GIC and SIC Deductions
The Government plans to deny deductions for ATO interest charges, especially the general interest charge (GIC) and the shortfall interest charge (SIC). When tax debts aren’t paid on time, GIC is applied while SIC applies when a tax liability has been incorrectly self-assessed and results in a tax shortfall. Currently, both GIC (General Interest Charge) and SIC (Shortfall Interest Charge) amounts are deductible under the tax-related expenses rules in section 25-5. If ATO (Australian Taxation Office) waives off GIC or SIC, then according to the assessable recoupment rules in Subdivision 20-A, these amounts are included in assessable income. The government has announced its plans to disallow deductions for GIC and SIC amounts incurred in income years commencing on or after 1 July 2025. However, the Commissioner will still have the authority to waive GIC or SIC amounts where appropriate.

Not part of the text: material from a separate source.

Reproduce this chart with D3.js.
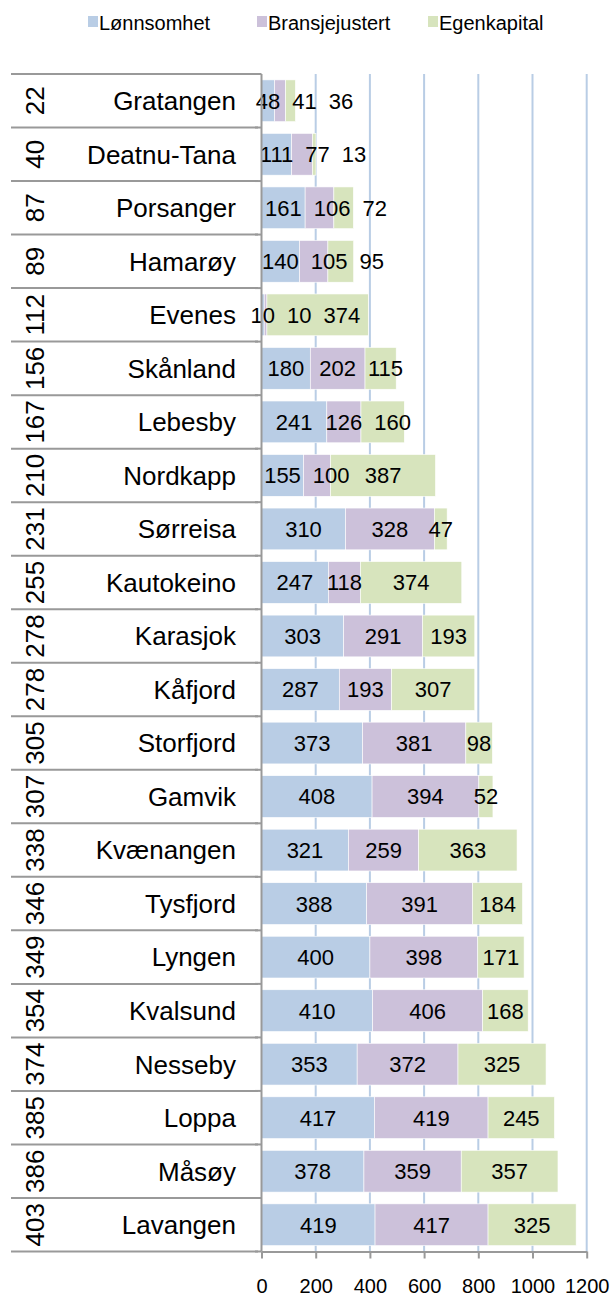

Luxury Car Tax and Fuel-Efficient Vehicles
With regards to the Luxury Car Tax (LCT) system, the government is proposing to update it by refining the definition of a fuel-efficient vehicle and revising the indexation rate for the LCT value threshold for all the rest of the luxury vehicles. These changes will come into effect from 1 July 2025. Luxury cars with an LCT value above the relevant threshold will attract LCT at a rate of 33%. There are two thresholds for the LCT:
a higher threshold that is applied to fuel-efficient vehicles
a lower threshold that is applied to all other luxury vehicles.
The government may reduce the maximum fuel consumption to 3.5 litres per 100 km from 7 litres per 100 km. The government is also planning to make changes to the indexation rate of the LCT value threshold for all luxury vehicles from headline CPI to the motor vehicle purchase sub-group of the CPI, matching it with the indexation of the LCT value threshold for fuel-efficient vehicles.
Foreign Resident Capital Gains Withholding
The Government introduced the foreign residential capital gains withholding system with effect from 1 July 2016 due to concerns about the integrity of the tax system when foreign residents dispose of taxable Australian property. The Government plans to maximise the foreign resident capital gains withholding tax rate to 15% from 12.5% and minimise the withholding threshold to nil from $750,000. The changes may apply to the real property disposal with the contract entered into from 1 January 2025.